The current vision of COTA is not sustainable. The trails it is building will continue to erode because of the massive abuse they receive from the racers. I think COTA should redirect its focus on sustainable trail building that would increase the number of recreational riders who continue to bring money to this town.
And don't forget, it was locals who built these trails. And it can be the locals who quit supporting COTA and businesses that support races.
—Local mountain bike riders
1970 heading home from a training ride on Hwy 99W. Turned down the hill into downtown Tigard clipping along at about 30 mph. Lady pulls her Crown Victoria out of the alley into my line and stops dead. I hit her right in front of her side-view mirror. Bike stops, I fly. Scrubbed some speed off sliding across the hood and windshield, scrub some more off via a large potted juniper. Land, roll, stand, and stagger back to my bike, which is essentially impaled into the space between car door and fender. Calm the lady and her kids down. Accept a twenty for my wheel and walk on home.
And then there was the time I took a track bike for a test ride in Beaverton, and both (unglued) tires came off in a curve on Scholls Ferry Road. Not quite such a happy ending...

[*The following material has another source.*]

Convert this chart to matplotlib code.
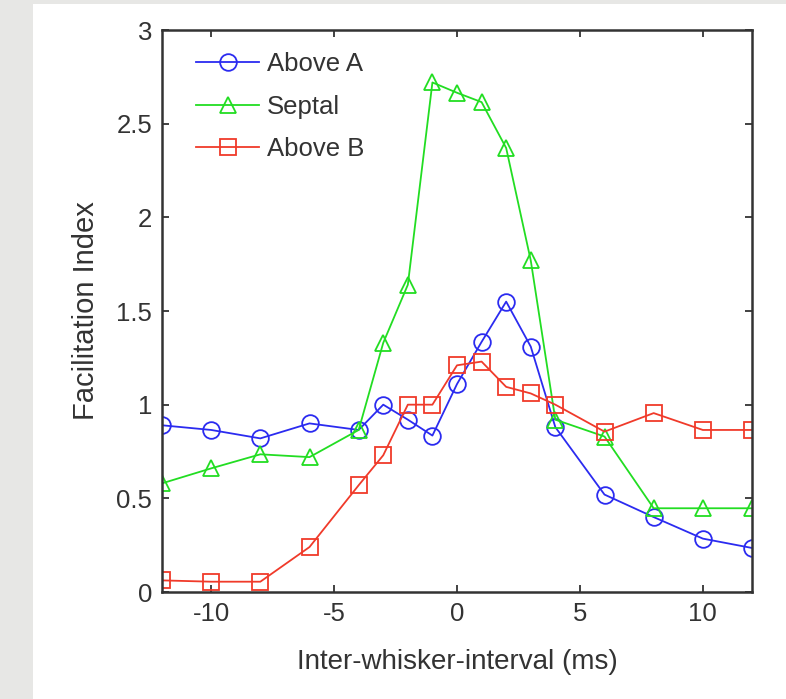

"Give it up for Eli who managed NOT to talk about which brewery he went to after his adventure and which seasonal he sucked down and what subtle aroma was present in those first heady moments of his consumption."
I sense a tear in the space-time continuum around Bend. Such things cannot happen.
— That Jack Elliott
The CyclePubs are manufactured in Bend, which helps support a handful of local jobs, I happen to know one of the guys who makes them, and he said they are working on making them faster. But, I agree, it is annoying to get stuck behind one.
I thought it was a Dutchman from Amsterdam, Netherlands, who thought of it? Details about this are unclear to me. But, it was a Bendian/Sacramentonian software developer named James Watts who first brought it to the U.S. after he noticed it while vacationing in Europe, where they have beer on tap in the middle, don't require a sober driver at the helm, and people often dress up in superhero costumes while they're riding. At least we're not in Europe, but it does sound fun.
Too funny, Bri. Rad "hate" face too.
But the only legitimate gripe about the Cycle Pub is this:
Every 30 minutes all evening. Getting stuck behind one is not annoying; you are just impatient. Relax, you live in Bend. You are not in a hurry.
I live on the route and I got two words for you come the hot weather: Super Soaker.